→ **WHAT THE TASK ASKS**: Copy out the listing that follows, exact in every word, and skip the images.

----- INFORMATION SHOWN

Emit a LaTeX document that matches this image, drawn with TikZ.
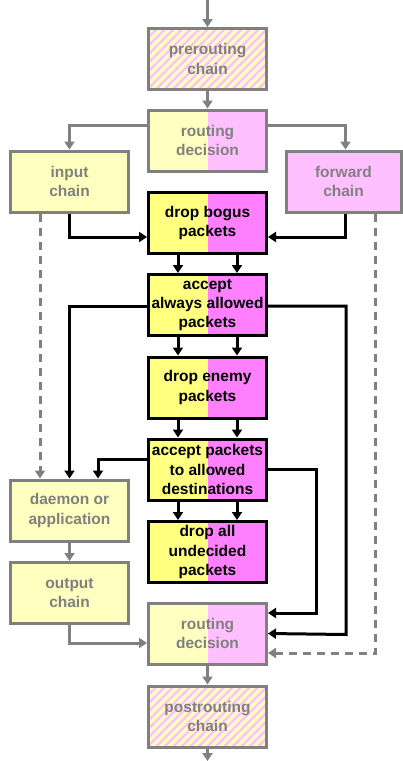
\documentclass[tikz,border=0pt]{standalone}
\usepackage{fontspec}
\newfontfamily\boxfont{Liberation Sans}
\usetikzlibrary{arrows.meta}
\definecolor{lg}{HTML}{808080}
\definecolor{ly}{HTML}{FFFFC0}
\definecolor{lp}{HTML}{FFC0FF}
\definecolor{by}{HTML}{FFFF80}
\definecolor{bp}{HTML}{FF80FF}
\tikzset{
  boxbase/.style={rectangle, line width=3pt, minimum width=118pt, minimum height=61pt,
    inner sep=0pt, align=center, font={\boxfont\bfseries\fontsize{15.5}{19.3}\selectfont}},
  gbox/.style={boxbase, draw=lg, text=lg},
  bbox/.style={boxbase, draw=black, text=black},
  halfsplit/.style 2 args={path picture={
    \fill[#1] (path picture bounding box.south west) rectangle (path picture bounding box.north);
    \fill[#2] (path picture bounding box.south) rectangle (path picture bounding box.north east);}},
  stripes/.style={path picture={
    \fill[lp] (path picture bounding box.south west) rectangle (path picture bounding box.north east);
    \foreach \i in {-20,...,20}
      \draw[ly, line width=3.2pt] ([shift={(\i*8.5pt-60pt,-60pt)}]path picture bounding box.center) -- ++(120pt,120pt);}},
  garrow/.style={draw=lg, line width=3pt, -{Triangle[length=8pt,width=10pt]}},
  barrow/.style={draw=black, line width=3pt, -{Triangle[length=8pt,width=10pt]}},
  dline/.style={dash pattern=on 8pt off 6pt}
}
\begin{document}
\begin{tikzpicture}[x=1pt,y=-1pt]
\useasboundingbox (0,0) rectangle (403,761);
% nodes
\node[gbox, stripes] (pre) at (207.5,59) {prerouting\\chain};
\node[gbox, halfsplit={ly}{lp}] (rd1) at (207.5,140.5) {routing\\decision};
\node[gbox, fill=ly] (in) at (69.5,181.5) {input\\chain};
\node[gbox, fill=lp, minimum width=115pt] (fw) at (343.5,181.5) {forward\\chain};
\node[bbox, halfsplit={by}{bp}] (bog) at (207.5,223) {drop bogus\\packets};
\node[bbox, halfsplit={by}{bp}] (aa) at (207.5,305) {accept\\always allowed\\packets};
\node[bbox, halfsplit={by}{bp}] (en) at (207.5,387.5) {drop enemy\\packets};
\node[bbox, halfsplit={by}{bp}] (ad) at (207.5,469.5) {accept packets\\to allowed\\destinations};
\node[bbox, halfsplit={by}{bp}] (da) at (207.5,552) {drop all\\undecided\\packets};
\node[gbox, fill=ly] (dm) at (69.5,510.5) {daemon or\\application};
\node[gbox, fill=ly] (out) at (69.5,593) {output\\chain};
\node[gbox, halfsplit={ly}{lp}] (rd2) at (207.5,633.5) {routing\\decision};
\node[gbox, stripes] (post) at (207.5,716.5) {postrouting\\chain};
\coordinate (topin) at (207.5,0);
\coordinate (botout) at (207.5,761);
% gray connectors
\draw[garrow] (topin) -- (pre.north);
\draw[garrow] (pre.south) -- (rd1.north);
\draw[garrow] ([yshift=15.5pt]rd1.west) -| (in.north);
\draw[garrow] ([yshift=15.5pt]rd1.east) -| ([xshift=2pt]fw.north);
\draw[garrow, dline] ([xshift=-29.5pt]in.south) -- ([xshift=-29.5pt]dm.north);
\draw[garrow, dline] ([xshift=31.5pt]fw.south) |- ([yshift=-19.5pt]rd2.east);
\draw[garrow] (dm.south) -- (out.north);
\draw[garrow] (out.south) |- ([yshift=-9.5pt]rd2.west);
\draw[garrow] (rd2.south) -- (post.north);
\draw[garrow] (post.south) -- (botout);
% black connectors
\draw[barrow] (in.south) |- ([yshift=-14pt]bog.west);
\draw[barrow] ([xshift=2pt]fw.south) |- ([yshift=-14pt]bog.east);
\foreach \a/\b in {bog/aa, aa/en, en/ad, ad/da} {
  \draw[barrow] ([xshift=-29.5pt]\a.south) -- ([xshift=-29.5pt]\b.north);
  \draw[barrow] ([xshift=29.5pt]\a.south) -- ([xshift=29.5pt]\b.north);
}
\draw[barrow] ([yshift=-1pt]aa.west) -| (dm.north);
\draw[barrow] ([yshift=-1pt]aa.east) -| ([xshift=78pt,yshift=-1pt]aa.east |- rd2.east) -- (rd2.east);
\draw[barrow] ([yshift=10.5pt]ad.west) -| ([xshift=28.5pt]dm.north);
\draw[barrow] (ad.east) -| ([xshift=48pt]ad.east |- 0,613) -- ([yshift=20.5pt]rd2.east);
\end{tikzpicture}
\end{document}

----------

→ **THE ANSWER**:
Emit a LaTeX document that matches this image, drawn with TikZ.
\documentclass[tikz,border=0pt]{standalone}
\usepackage{fontspec}
\newfontfamily\boxfont{Liberation Sans}
\usetikzlibrary{arrows.meta}
\definecolor{lg}{HTML}{808080}
\definecolor{ly}{HTML}{FFFFC0}
\definecolor{lp}{HTML}{FFC0FF}
\definecolor{by}{HTML}{FFFF80}
\definecolor{bp}{HTML}{FF80FF}
\tikzset{
  boxbase/.style={rectangle, line width=3pt, minimum width=118pt, minimum height=61pt,
    inner sep=0pt, align=center, font={\boxfont\bfseries\fontsize{15.5}{19.3}\selectfont}},
  gbox/.style={boxbase, draw=lg, text=lg},
  bbox/.style={boxbase, draw=black, text=black},
  halfsplit/.style 2 args={path picture={
    \fill[#1] (path picture bounding box.south west) rectangle (path picture bounding box.north);
    \fill[#2] (path picture bounding box.south) rectangle (path picture bounding box.north east);}},
  stripes/.style={path picture={
    \fill[lp] (path picture bounding box.south west) rectangle (path picture bounding box.north east);
    \foreach \i in {-20,...,20}
      \draw[ly, line width=3.2pt] ([shift={(\i*8.5pt-60pt,-60pt)}]path picture bounding box.center) -- ++(120pt,120pt);}},
  garrow/.style={draw=lg, line width=3pt, -{Triangle[length=8pt,width=10pt]}},
  barrow/.style={draw=black, line width=3pt, -{Triangle[length=8pt,width=10pt]}},
  dline/.style={dash pattern=on 8pt off 6pt}
}
\begin{document}
\begin{tikzpicture}[x=1pt,y=-1pt]
\useasboundingbox (0,0) rectangle (403,761);
% nodes
\node[gbox, stripes] (pre) at (207.5,59) {prerouting\\chain};
\node[gbox, halfsplit={ly}{lp}] (rd1) at (207.5,140.5) {routing\\decision};
\node[gbox, fill=ly] (in) at (69.5,181.5) {input\\chain};
\node[gbox, fill=lp, minimum width=115pt] (fw) at (343.5,181.5) {forward\\chain};
\node[bbox, halfsplit={by}{bp}] (bog) at (207.5,223) {drop bogus\\packets};
\node[bbox, halfsplit={by}{bp}] (aa) at (207.5,305) {accept\\always allowed\\packets};
\node[bbox, halfsplit={by}{bp}] (en) at (207.5,387.5) {drop enemy\\packets};
\node[bbox, halfsplit={by}{bp}] (ad) at (207.5,469.5) {accept packets\\to allowed\\destinations};
\node[bbox, halfsplit={by}{bp}] (da) at (207.5,552) {drop all\\undecided\\packets};
\node[gbox, fill=ly] (dm) at (69.5,510.5) {daemon or\\application};
\node[gbox, fill=ly] (out) at (69.5,593) {output\\chain};
\node[gbox, halfsplit={ly}{lp}] (rd2) at (207.5,633.5) {routing\\decision};
\node[gbox, stripes] (post) at (207.5,716.5) {postrouting\\chain};
\coordinate (topin) at (207.5,0);
\coordinate (botout) at (207.5,761);
% gray connectors
\draw[garrow] (topin) -- (pre.north);
\draw[garrow] (pre.south) -- (rd1.north);
\draw[garrow] ([yshift=15.5pt]rd1.west) -| (in.north);
\draw[garrow] ([yshift=15.5pt]rd1.east) -| ([xshift=2pt]fw.north);
\draw[garrow, dline] ([xshift=-29.5pt]in.south) -- ([xshift=-29.5pt]dm.north);
\draw[garrow, dline] ([xshift=31.5pt]fw.south) |- ([yshift=-19.5pt]rd2.east);
\draw[garrow] (dm.south) -- (out.north);
\draw[garrow] (out.south) |- ([yshift=-9.5pt]rd2.west);
\draw[garrow] (rd2.south) -- (post.north);
\draw[garrow] (post.south) -- (botout);
% black connectors
\draw[barrow] (in.south) |- ([yshift=-14pt]bog.west);
\draw[barrow] ([xshift=2pt]fw.south) |- ([yshift=-14pt]bog.east);
\foreach \a/\b in {bog/aa, aa/en, en/ad, ad/da} {
  \draw[barrow] ([xshift=-29.5pt]\a.south) -- ([xshift=-29.5pt]\b.north);
  \draw[barrow] ([xshift=29.5pt]\a.south) -- ([xshift=29.5pt]\b.north);
}
\draw[barrow] ([yshift=-1pt]aa.west) -| (dm.north);
\draw[barrow] ([yshift=-1pt]aa.east) -| ([xshift=78pt,yshift=-1pt]aa.east |- rd2.east) -- (rd2.east);
\draw[barrow] ([yshift=10.5pt]ad.west) -| ([xshift=28.5pt]dm.north);
\draw[barrow] (ad.east) -| ([xshift=48pt]ad.east |- 0,613) -- ([yshift=20.5pt]rd2.east);
\end{tikzpicture}
\end{document}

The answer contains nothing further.